A resourceful destination for academicians, corporate professionals, researchers & tech enthusiasts

Sunday, August 14, 2016

Yahoo, Google and the Industry.

To include Yahoo and Google under one bracket is one risky title to start with considering Verizon’s recent buyout of Yahoo and Google’s passes at Apple to be the most valuable company. There’s a reason to it.

“Yahoo won the search engine wars and was poised for greater things,” said a Fortune article in 2000. Yahoo was valued $2.8 billion then and when Microsoft tried to acquire it in 2008, they allegedly offered $50 billion. Fast forward to 2016, Verizon buys yahoo for $4.8 billion. So what has changed in between? Press is full of various theories and takeaways many of which focused on Yahoo’s failure to buy Facebook and Google, or sell to Microsoft. But if I can think of one thing to attribute for Yahoo’s failure it is being on wrong side of major trends. 

If people remember, Yahoo was one of the untouchable companies in 90s and it was the leader till mid 2000s to the point that Yahoo’s CEO got a 10 minute stage time for the historic iPhone launch in 2007 and Steve Jobs projected Yahoo as a force to reckon with. And then 10 years later, Marissa Mayer who was poised to be the only saving grace and had the potential to turnaround the falling corporation failed to revive and finally sold it to Verizon. 

Now let’s look at Google. As of now, Google’s numbers look great! It is beating expectations quarter by quarter and Industry observers are walking away impressed after every earnings call. Google banked on digital advertising big time and are doing great! Google’s brainchild PPC (pay per click) – where advertisers are charged when advertising works – has become industry standards of how people look at the success of an ad. Even revenue streams of various companies are designed around PPC. 

But the trend is changing faster than expected. Google’s focus is still on browsers, website and search which interrupt the user’s attention. These are now being replaced by advertising designed to engage them. Facebook, is on the right side of all these trends. As a result of Google’s focus on serving ads by interrupting user experience has impacted the rise in ad blockers. About 41% of internet users use an ad blocker according to a survey. As a result publishers are against these low-performing ads that clog the pages with takeovers, wrappers and pop-ups that weigh on load times and ruin the user experience. 

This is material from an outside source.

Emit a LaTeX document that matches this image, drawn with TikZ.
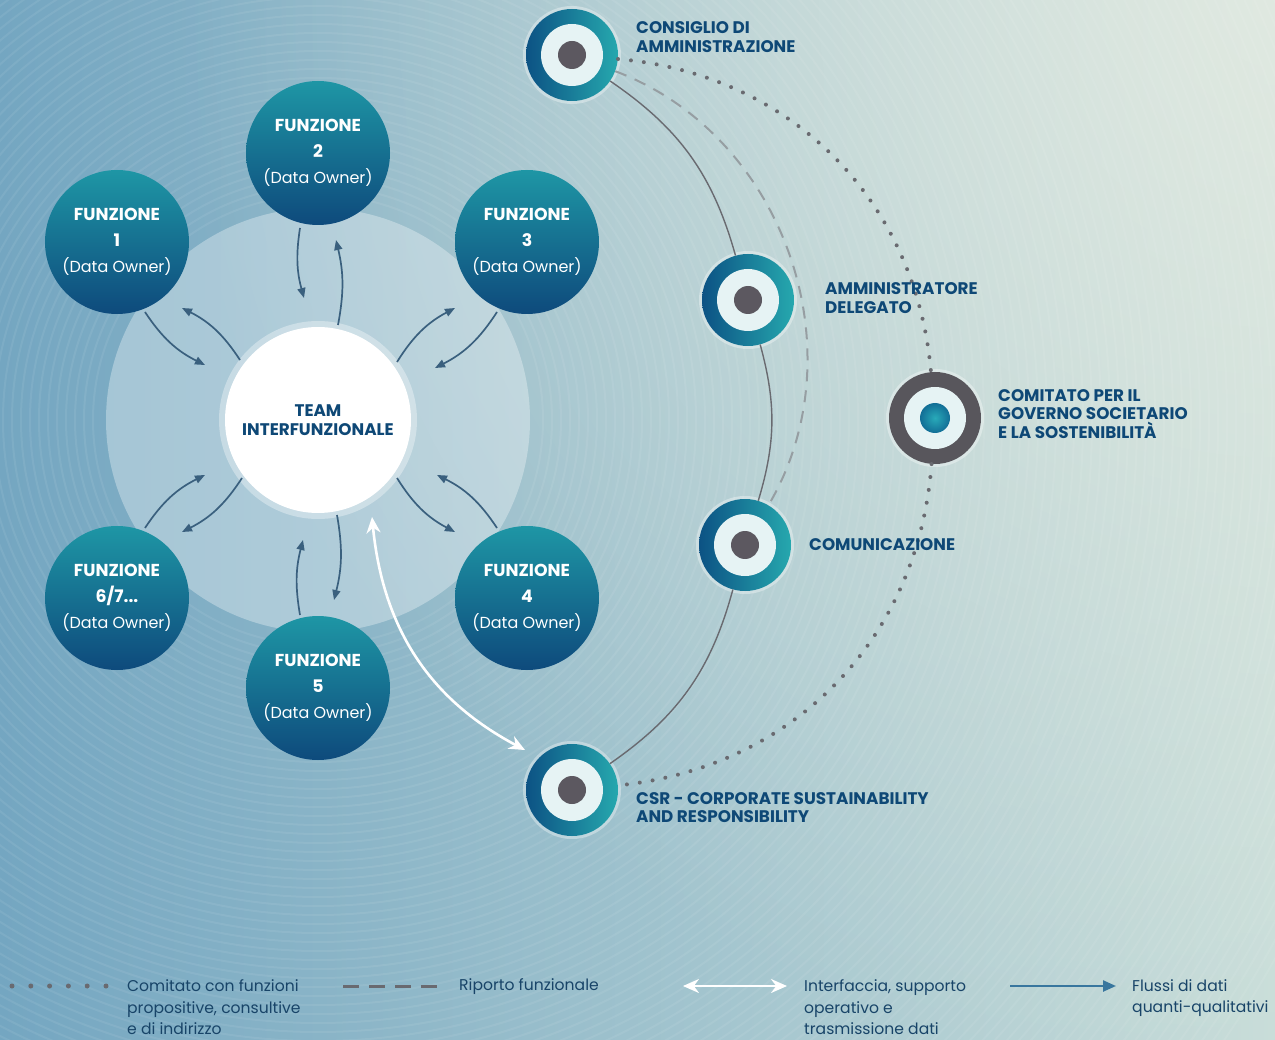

Smart publishers have realised that instead of putting user experience at risk, a better way to serve ads is to engage them with sponsored content. The success of sponsored content depends on publishers delivering value and relevance to the readers. Publishers have realised that sponsored content is more effective vehicle for driving deep engagement and influence!

Facebook is built exactly for this. From pages to sponsored posts, Facebook has concentrated its monetization strategy on feed based units than interruptive ads and is more poised than Google for success on this road. Google’s answer for this has been AMP (Accelerated Mobile Pages) which again are search based rather than discovery. 


In Conclusion, unlike Yahoo, Google has been good at identifying trends and get ahead of the competition. Their brilliant leadership made some strategic decisions to acquire products like Android, Google, AdMob, etc to stay ahead of the competition and it is fair to say that this expertise is bought than being home-grown. 

But the business of digital content is more of curated than computerised. Google doesn’t have this culture in both structure and technology that is poised to take over this trend of curation because Google is always about left-brain comfort zone and computerising the activities than human curation. What Google needs now is a less Google-y approach to problem solving!

NOTE: The views expressed here are those of the author's and do not necessarily represent or reflect the views of DoT as a whole.